Wir wissen heute von der Fähigkeit der Neuroplastizität unseres Gehirns und dass – stärker als die Gene – Umweltfaktoren einen entscheidenden Einfluss auf die geistig-seelische Entwicklung eines Menschen haben. Ein Mensch kann quasi ein Leben lang lernen und sich verändern; ein Leben lang kann ein Mensch sich für ganz neue Wege entscheiden, wenn er in einem förderlichen Umfeld aufwächst.
Wenn einem Kind, das unbedarft vor sich hinsummt, schon in jungen Jahren gesagt wird: „Höre besser auf zu singen, das klingt ja furchtbar!“, wird das Kind verstummen, der Weg einer möglichen musikalischen Entwicklung wird aprupt abgeschnitten, die dazu gehörenden Bahnen im Gehirn entwickeln sich ersteinmal nicht weiter … bis eines Tages vielleicht ein liebevoller Mensch kommt, der das musikalische Potential des Kindes wieder aufweckt.
Laut dem bekannten Hirnforscher Professor Dr. Gerald Hüther lernt ein Kind besonders gerne und spielerisch, wenn die Lerninhalte von Lehrern und Pädagogen mit echter Begeisterung vermittelt werden.

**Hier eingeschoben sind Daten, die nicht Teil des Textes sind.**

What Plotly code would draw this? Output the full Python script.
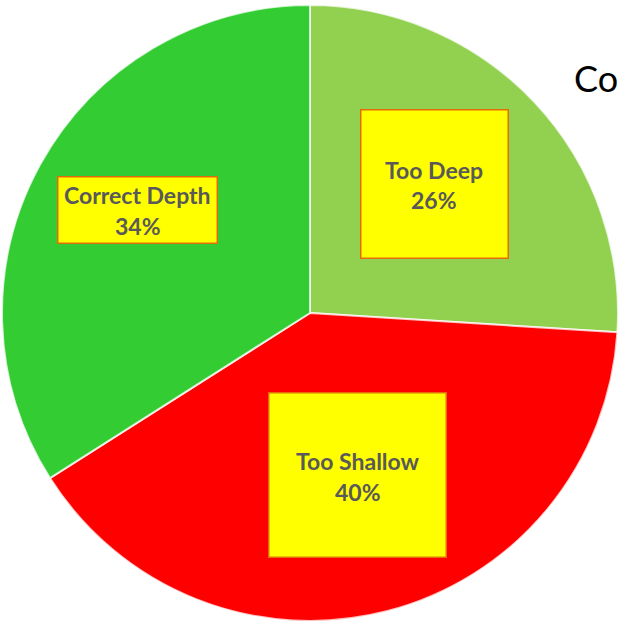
import plotly.graph_objects as go

categories = ["Too Deep", "Too Shallow", "Correct Depth"]
values = [26, 40, 34]
colors = ["#92D050", "#FF0000", "#33CC33"]
title_text = "Co"

W, H = 618, 621

fig = go.Figure(go.Pie(
    labels=categories,
    values=values,
    sort=False,
    direction="clockwise",
    rotation=0,
    textinfo="none",
    hoverinfo="label+percent",
    marker=dict(colors=colors, line=dict(color="rgba(255,255,255,0.75)", width=2)),
    domain=dict(x=[2 / W, 1.0], y=[0.0, 616 / H]),
    showlegend=False,
))

# label boxes: (center x, center y, width, height) in pixels from top-left
boxes = {
    "Too Deep": (434.5, 184, 146, 147),
    "Too Shallow": (357.5, 475, 176, 163),
    "Correct Depth": (137.5, 210, 158, 65),
}
text_offsets = {
    "Too Deep": (-14, 16),
    "Too Shallow": (-14, 17),
    "Correct Depth": (-15, 16),
}

font_family = "Lato, 'Open Sans', sans-serif"
total = sum(values)
annotations = []
for cat, val in zip(categories, values):
    cx, cy, bw, bh = boxes[cat]
    annotations.append(dict(
        x=cx / W, y=1 - cy / H, xref="paper", yref="paper",
        xanchor="center", yanchor="middle", showarrow=False,
        text=" ", width=bw, height=bh, bgcolor="#FFFF00",
        bordercolor="#E46C0A", borderwidth=1.5, borderpad=0,
    ))
    o1, o2 = text_offsets[cat]
    annotations.append(dict(
        x=cx / W, y=1 - (cy + o1) / H, xref="paper", yref="paper",
        xanchor="center", yanchor="middle", showarrow=False,
        text=f"<b>{cat}</b>",
        font=dict(family=font_family, size=23, color="#595959"),
    ))
    annotations.append(dict(
        x=cx / W, y=1 - (cy + o2) / H, xref="paper", yref="paper",
        xanchor="center", yanchor="middle", showarrow=False,
        text=f"<b>{round(100 * val / total)}%</b>",
        font=dict(family=font_family, size=23, color="#595959"),
    ))

annotations.append(dict(
    x=572 / W, y=1 - 78 / H, xref="paper", yref="paper",
    xanchor="left", yanchor="middle", showarrow=False,
    text=title_text,
    font=dict(family=font_family, size=36, color="#000000"),
))

fig.update_layout(
    width=W, height=H,
    margin=dict(l=0, r=0, t=0, b=0),
    paper_bgcolor="white",
    plot_bgcolor="white",
    annotations=annotations,
)

fig.write_html("out.html")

Dann kann der Funke überspringen, dann wird Raum für Experimentierfreude und Entdeckergeist geschaffen, dann möchte ein Kind plötzlich wirklich verstehen und dazulernen. Es ist eine Freude solchen Pädagogen beim Unterrichten zuzusehen und zu beobachten, wie die Kinder unter deren Obhut regelrecht aufblühen.
Auch in der Kunsttherapie wird dem Kind ein geschützter kreativer Raum zur Verfügung gestellt. Das Kind wird ganzheitlich wahrgenommen und kann – unter der behutsamen Begleitung einer Kunsttherapeutin – seine Flügel entfalten und neue Welten erkunden: im unendlichen Reich des kreativen Gestaltens, mittels Malen, Tonen oder der Arbeit mit Märchen und Rollenspielen …! Das Kind lernt hier wieder, an sich zu glauben – durch den heilsamen Kontakt in der Begleitung durch die Kunsttherapeutin. Es entsteht viel Raum für Spiel- und Entdeckerfreude und das Kind kann dadurch lernen, Schritt für Schritt neue Wege zu gehen, die zu mehr Erfülltheit, Zufriedenheit und Ausgeglichenheit führen können.